JLR lost £354 million ($450 million) between April and September 2018 and had already cut around 1,000 roles in Britain, shut its Solihull plant for two weeks and announced a three-day week at its Castle Bromwich site.

The Tata Motors-owned company, which employs around 40,000 people in Britain and has boosted its workforce at new plants in China and Slovakia in recent years, unveiled plans to cut costs and improve cash flows by £2.5 billion in 2018, including "reducing employment costs and employment levels."

Speaking to Reuters on condition of anonymity, a source said the cuts will be "substantial" and run into the thousands, "affecting managerial, research, sales, design." The source said production-line staff would not be affected "at this stage."
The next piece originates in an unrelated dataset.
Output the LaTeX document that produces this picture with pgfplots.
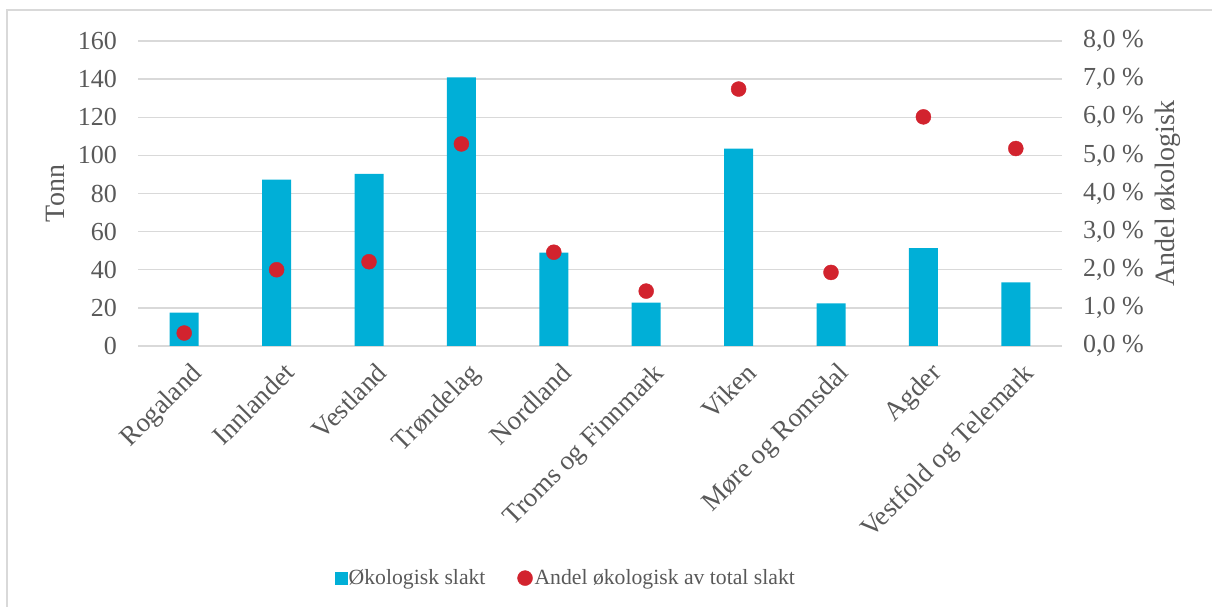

JLR, which became Britain's biggest carmaker in 2016, had been on course to build around 1 million vehicles by the turn of the decade, on Thursday reported a 4.6% drop in full-year sales to just under 600,000 vehicles.

Demand in China, which had once been one of its strongest countries but has since been hit by an economic downturn, fell by 21.6%, the biggest drop of any of its markets.

"The economic slowdown in China along with ongoing trade tensions is continuing to influence consumer confidence," said Jaguar Land Rover Chief Commercial Officer Felix Brautigam.

Elsewhere in the industry, Ford said on Thursday it intends to cut thousands of jobs in Europe, exit unprofitable markets and discontinue loss-making vehicle lines as part of a turnaround effort aimed at improving profit margins in the region. BMW-owned car brand Rolls-Royce is also taking steps to prepare for a no-deal Brexit but has called on the government to prevent that outcome.